23.   The applicant relies on statements from the respondent’s sister, GY, as noted above. However, GY’s statement does not provide any details of the alleged agreement between the parties. The applicant also relies on an email statement from a friend, JP. JP says that they also agreed to store some of the applicant’s furniture and other personal belongings while the applicant was living in Costa Rica. JP says that the applicant picked everything up in 2019. While I accept JP’s statement, I find it does not assist me in determining the nature of the parties’ alleged agreement.

24.   Despite referring to email correspondence between the parties in their submissions, the applicant did not submit any further documentary evidence to show any agreement with the respondent or any discussion about leaving the furniture with him for an extended period of time.

25.   I turn then to the applicable law. The elements of the tort of conversion, which is essentially the wrongful interference with another person’s property, are set out at paragraphs 213 and 214 of Li v. Li, 2017 BCSC 1312. In order to be successful, the applicant must prove that:

a.    The respondent committed a wrongful act involving the furniture, inconsistent with the applicant’s rights to it,

b.    The act must involve handling, disposing of, or destroying the property, and

c.    The respondent’s actions must have the effect or intention of interfering with or denying the applicant’s right to the furniture.

26.   In this case, I find that if the applicant effectively abandoned the furniture, the respondent is not liable for the tort of conversion (see Bangle v. Lafreniere, 2012 BCSC 256). As set out in Bangle, if the applicant abandoned the furniture, the respondent’s continued possession of it is not conversion because in so doing, the respondent was not interfering with the applicant’s right of possession. In other words, if the applicant abandoned the furniture, the respondent does not have to return it to the applicant.

27.   ‘Abandonment’ is a legal term which may apply to the applicant’s decision to leave the furniture in the respondent’s care for a prolonged period. In Bangle, it was roughly a 2-year period where the applicant was found to have abandoned their property. Significantly, here it was 13 years. While it is undisputed that the parties were in contact occasionally over the 13 years, there is no evidence that the applicant contacted the respondent about the furniture or discussed the furniture at all during that time.
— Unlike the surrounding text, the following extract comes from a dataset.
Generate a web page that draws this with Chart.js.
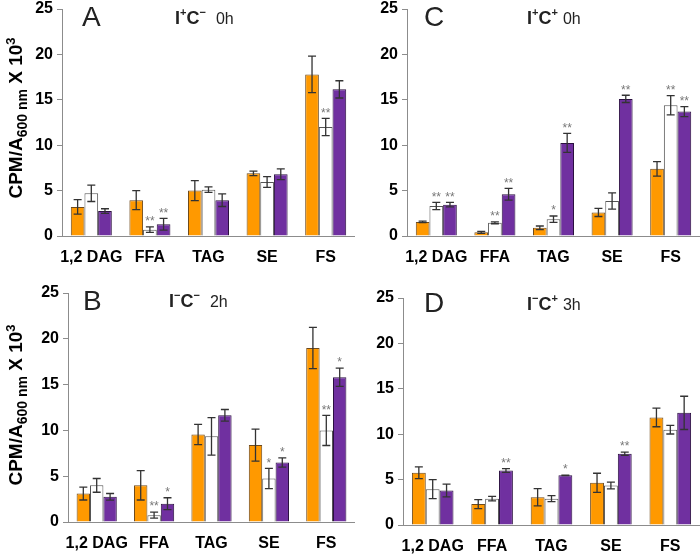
<!DOCTYPE html>
<html>
<head>
<meta charset="utf-8">
<script src="https://cdn.jsdelivr.net/npm/chart.js@4.4.1/dist/chart.umd.min.js"></script>
<style>
  html,body{margin:0;padding:0;background:#fff;}
  #wrap{position:relative;width:700px;height:557px;overflow:hidden;font-family:"Liberation Sans",Arial,sans-serif;}
  canvas{position:absolute;}
  .letter{position:absolute;font-size:28px;line-height:28px;color:#222;}
  .ttl{position:absolute;font-size:18px;line-height:18px;font-weight:bold;color:#222;white-space:nowrap;}
  .ttl .s{position:relative;top:-8px;font-size:11px;}
  .ttl .h{font-weight:normal;font-size:16px;}
  .ylab{position:absolute;width:240px;height:22px;line-height:22px;text-align:center;font-weight:bold;font-size:19px;color:#000;
        transform:rotate(-90deg);white-space:nowrap;}
  .ylab .sub{font-size:14px;position:relative;top:5px;}
  .ylab .sup{font-size:13px;position:relative;top:-7px;}
</style>
</head>
<body>
<div id="wrap">
  <canvas id="cA" width="355" height="275" style="left:0;top:0"></canvas>
  <canvas id="cC" width="350" height="275" style="left:350px;top:0"></canvas>
  <canvas id="cB" width="355" height="280" style="left:0;top:277px"></canvas>
  <canvas id="cD" width="350" height="280" style="left:350px;top:277px"></canvas>

  <div class="letter" style="left:82px;top:3px">A</div>
  <div class="letter" style="left:424px;top:3px">C</div>
  <div class="letter" style="left:83px;top:287px">B</div>
  <div class="letter" style="left:424px;top:289px">D</div>

  <div class="ttl" style="left:175px;top:9px">I<span class="s">+</span>C<span class="s">−</span>&nbsp;&nbsp;<span class="h">0h</span></div>
  <div class="ttl" style="left:527px;top:9px">I<span class="s">+</span>C<span class="s">+</span> <span class="h">0h</span></div>
  <div class="ttl" style="left:169px;top:292px">I<span class="s">−</span>C<span class="s">−</span>&nbsp;&nbsp;<span class="h">2h</span></div>
  <div class="ttl" style="left:527px;top:295px">I<span class="s">−</span>C<span class="s">+</span> <span class="h">3h</span></div>

  <div class="ylab" style="left:-104px;top:107px">CPM/A<span class="sub">600 nm</span> X 10<span class="sup">3</span></div>
  <div class="ylab" style="left:-104px;top:394px">CPM/A<span class="sub">600 nm</span> X 10<span class="sup">3</span></div>
</div>
<script>
// ===== 資料 =====
const cats = ['1,2 DAG', 'FFA', 'TAG', 'SE', 'FS'];

// A: I+C- 0h
const A_org = [3.2, 3.95, 5.0, 6.9, 17.8],   A_orgErr = [0.8, 1.05, 1.1, 0.25, 2.0];
const A_wht = [4.7, 0.7, 5.1, 5.95, 12.0],   A_whtErr = [0.9, 0.3, 0.3, 0.6, 0.95];
const A_pur = [2.75, 1.3, 3.95, 6.8, 16.15], A_purErr = [0.25, 0.65, 0.7, 0.6, 0.95];
const A_whtStar = ['', '**', '', '', '**'];
const A_purStar = ['', '**', '', '', ''];

// C: I+C+ 0h
const C_org = [1.55, 0.4, 0.9, 2.6, 7.4],    C_orgErr = [0.08, 0.1, 0.2, 0.45, 0.8];
const C_wht = [3.3, 1.45, 1.85, 3.85, 14.4], C_whtErr = [0.4, 0.1, 0.35, 0.9, 1.05];
const C_pur = [3.45, 4.6, 10.25, 15.1, 13.7], C_purErr = [0.25, 0.65, 1.05, 0.4, 0.55];
const C_whtStar = ['**', '**', '*', '', '**'];
const C_purStar = ['**', '**', '**', '**', '**'];

// B: I-C- 2h
const B_org = [3.1, 4.0, 9.55, 8.4, 19.0],   B_orgErr = [0.7, 1.6, 1.1, 1.75, 2.25];
const B_wht = [4.0, 0.75, 9.35, 4.75, 10.0], B_whtErr = [0.75, 0.33, 2.05, 1.1, 1.65];
const B_pur = [2.75, 2.0, 11.65, 6.5, 15.8], B_purErr = [0.36, 0.65, 0.63, 0.5, 1.0];
const B_whtStar = ['', '**', '', '*', '**'];
const B_purStar = ['', '*', '', '*', '*'];

// D: I-C+ 3h
const D_org = [5.75, 2.3, 3.05, 4.65, 11.85], D_orgErr = [0.65, 0.5, 0.95, 1.05, 1.03];
const D_wht = [3.95, 2.9, 2.9, 4.35, 10.5],   D_whtErr = [1.05, 0.25, 0.33, 0.37, 0.48];
const D_pur = [3.8, 6.0, 5.47, 7.85, 12.35],  D_purErr = [0.7, 0.2, 0.03, 0.18, 1.83];
const D_whtStar = ['', '', '', '', ''];
const D_purStar = ['', '**', '*', '**', ''];

const yTicks = [0, 5, 10, 15, 20, 25];

// ===== 樣式 =====
const ORG = '#FF9900', PUR = '#7030A0', AXIS = '#8c8c8c';
const FONT = '"Liberation Sans", Arial, sans-serif';

// 誤差線 + 星號
const errPlugin = {
  id: 'errBars',
  afterDatasetsDraw(c) {
    const { ctx, scales: { y } } = c;
    ctx.save();
    c.data.datasets.forEach((ds, i) => {
      c.getDatasetMeta(i).data.forEach((bar, j) => {
        const v = ds.data[j], e = ds.err[j];
        const yt = y.getPixelForValue(v + e), yb = y.getPixelForValue(v - e);
        const x = bar.x;
        ctx.strokeStyle = '#333'; ctx.lineWidth = 1.3;
        ctx.beginPath();
        ctx.moveTo(x, yt); ctx.lineTo(x, yb);
        ctx.moveTo(x - 4, yt); ctx.lineTo(x + 4, yt);
        ctx.moveTo(x - 4, yb); ctx.lineTo(x + 4, yb);
        ctx.stroke();
        const s = ds.stars && ds.stars[j];
        if (s) {
          ctx.fillStyle = '#777'; ctx.font = '12px ' + FONT;
          ctx.textAlign = 'center'; ctx.textBaseline = 'bottom';
          ctx.fillText(s, x, yt + 1);
        }
      });
    });
    ctx.restore();
  }
};

function makeChart(id, org, orgErr, wht, whtErr, pur, purErr, whtStar, purStar, pad) {
  return new Chart(document.getElementById(id), {
    type: 'bar',
    data: {
      labels: cats,
      datasets: [
        { data: org, err: orgErr, backgroundColor: ORG, borderColor: '#6e4a1c', borderWidth: 1 },
        { data: wht, err: whtErr, stars: whtStar, backgroundColor: '#fff', borderColor: '#555', borderWidth: 1 },
        { data: pur, err: purErr, stars: purStar, backgroundColor: PUR, borderColor: '#2b1040', borderWidth: 1 }
      ]
    },
    options: {
      responsive: false, animation: false, devicePixelRatio: 1,
      layout: { padding: pad },
      plugins: { legend: { display: false }, tooltip: { enabled: false } },
      datasets: { bar: { categoryPercentage: 0.7, barPercentage: 1.0 } },
      scales: {
        x: {
          grid: { display: false },
          border: { display: true, color: AXIS, width: 1 },
          ticks: { color: '#000', font: { family: FONT, size: 16, weight: 'bold' }, padding: 4, maxRotation: 0, autoSkip: false },
          afterFit: s => { s.height = pad.xh; }
        },
        y: {
          min: 0, max: 25,
          afterBuildTicks: s => { s.ticks = yTicks.map(v => ({ value: v })); },
          grid: { drawOnChartArea: false, drawTicks: true, tickLength: 5, color: AXIS },
          border: { display: true, color: AXIS, width: 1 },
          ticks: { color: '#000', font: { family: FONT, size: 16, weight: 'bold', lineHeight: 1 }, padding: 4 },
          afterFit: s => { s.width = 40; s.paddingTop = 0; s.paddingBottom = 0; }
        }
      }
    },
    plugins: [errPlugin]
  });
}

makeChart('cA', A_org, A_orgErr, A_wht, A_whtErr, A_pur, A_purErr, A_whtStar, A_purStar, { left: 22, top: 9, right: 0, bottom: 0, xh: 39 });
makeChart('cC', C_org, C_orgErr, C_wht, C_whtErr, C_pur, C_purErr, C_whtStar, C_purStar, { left: 17, top: 9, right: 0, bottom: 0, xh: 39 });
makeChart('cB', B_org, B_orgErr, B_wht, B_whtErr, B_pur, B_purErr, B_whtStar, B_purStar, { left: 28, top: 16, right: 0, bottom: 0, xh: 35 });
makeChart('cD', D_org, D_orgErr, D_wht, D_whtErr, D_pur, D_purErr, D_whtStar, D_purStar, { left: 13, top: 21, right: 0, bottom: 0, xh: 32 });
</script>
</body>
</html>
28.   On balance, based on the evidence before me, I find the applicant has abandoned the furniture by leaving it with the respondent for over a decade. So, even if the applicant had proven that they owned the furniture when they allegedly left it with the respondent in 2006, the applicant’s claim for the furniture’s return would not succeed in any event.

The applicant’s claim for $5,000

29.   Here, I find the applicant has claimed a double remedy by asking for both the furniture’s return and $5,000 in compensation for the furniture’s alleged value. The applicant has not proven their claims, and so the applicant is not entitled to any remedy. However, even if the applicant was entitled to a remedy, ordering the respondent to return the furniture and pay $5,000 for the furniture’s alleged value would result in double recovery. The applicant did not provide sufficient evidence to prove the furniture’s value in any event. For these reasons, I dismiss the applicant’s claim for $5,000.

CRT fees and dispute-related expenses

30.   Under section 49 of the CRTA and CRT rules, the CRT will generally order an unsuccessful party to reimburse a successful party for CRT fees and reasonable dispute-related expenses. I see no reason in this case not to follow that general rule. As the applicant was unsuccessful, I dismiss their CRT fee claim. The respondent did not pay any CRT fees or claim any dispute-related expenses, so I award none.

ORDER

31.   I dismiss the applicant’s claims and this dispute.